O Objetivo do Estudo
O objetivo do estudo foi determinar se o recrutamento pulmonar, associado a titulação da PEEP de acordo com o sistema de melhor complacência pulmonar, reduz a mortalidade em 28 dias de pacientes com SARA moderada a severa, em comparação com estratégias de ventilação convencionais com PEEPs baixas.
Uma estratégia experimental foi então testada em 501 pacientes, e comparada com 509 que foram ventilados em PEEPs convencionais.
O principal desfecho medido foi a mortalidade, mas os pesquisadores também investigaram o tempo de estadia na UTI, o tempo de internação hospitalar, os dias livres de ventilação mecânica nos primeiros 28 dias, pneumotórax que precisou ser drenado em 7 dias, barotrauma em 7 dias, e a mortalidade na UTI, no hospital, e em seis meses.
Os resultados do estudo foram um pouco desanimadores, principalmente para os pesquisadores.
De forma resumida, eles encontraram que a estratégia proposta, com recrutamento alveolar e a titulação da PEEP, na verdade aumentou a mortalidade dos pacientes, reduziu o número de dias livres da ventilação, e ainda aumentou o risco de pneumotórax e barotrauma.
Discussões e questionamentos
É claro que se pode argumentar que qualquer resultado em um estudo é super válido, mesmo que for um resultado nos dizendo o que não fazer, mas temos também que admitir que deve ser bem desanimador propor algo que acaba sendo pior para os pacientes.
De qualquer forma o estudo foi super interessante, pois levantou muitas discussões sobre o tema. Para o protocolo utilizado no estudo, com o perfil de pacientes reunidos para a pesquisa, as conclusões foram as de que o uso rotineira de manobras de recrutamento pulmonar e titulação de PEEP não são recomendados.
Mas não é porque se tem o resultado nas mãos, que se deva condenar o uso da manobra de recrutamento alveolar.
Será que é assim que funciona? Será que isso é verdade para qualquer tipo de protocolo, e para qualquer tipo de pacientes? Será que se pode riscar totalmente a manobra de recrutamento alveolar do repertório de ações ou será que ela ainda tem seu espaço, que apenas não foi muito bem definido ainda?
É fato que o estudo apresentado aqui utilizou pressões muito altas.

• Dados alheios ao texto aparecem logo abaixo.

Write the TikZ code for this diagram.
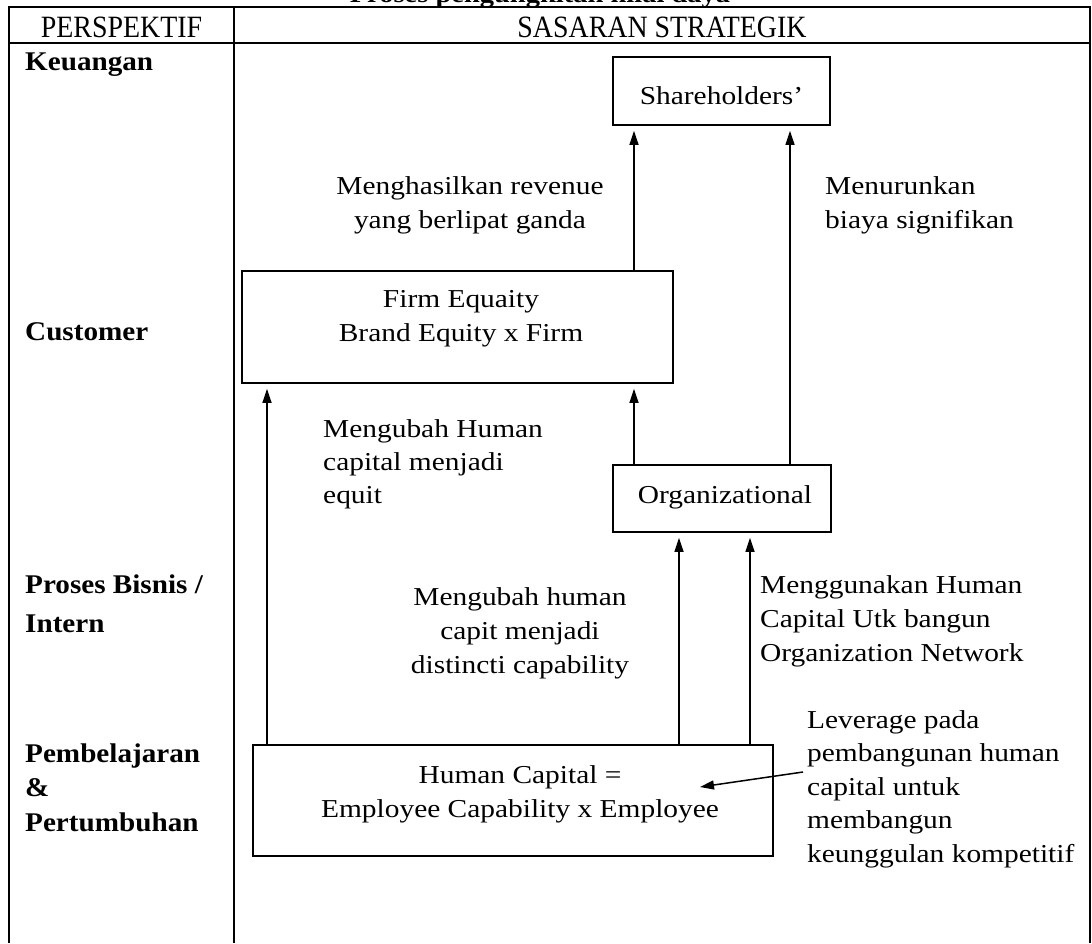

Quem sabe, com pressões ainda acima do convencional, porém um pouco mais baixas do que as propostas por essa pesquisa, sejam eficientes em alguma população?
Muito ainda precisa ser estudado e definido, mas já se tem algum norte para basear as condutas e para decidir de forma crítica o que fazer na prática.
E para quem quer saber um pouco mais sobre o tema e conhecer um pouco mais sobre o protocolo utilizado e sobre o desenho do estudo, que foi bem bacana, o estudo é esse aqui:
Writing Group for the Alveolar Recruitment for Acute Respiratory Distress Syndrome Trial (ART) Investigators. Effect of Lung Recruitment and Titrated Positive End-Expiratory Pressure (PEEP) vs LowPEEP on Mortality in Patients With Acute Respiratory Distress Syndrome – A Randomized Clinical Trial. JAMA. doi:10.1001/jama.2017.14171. Published online September 27, 2017.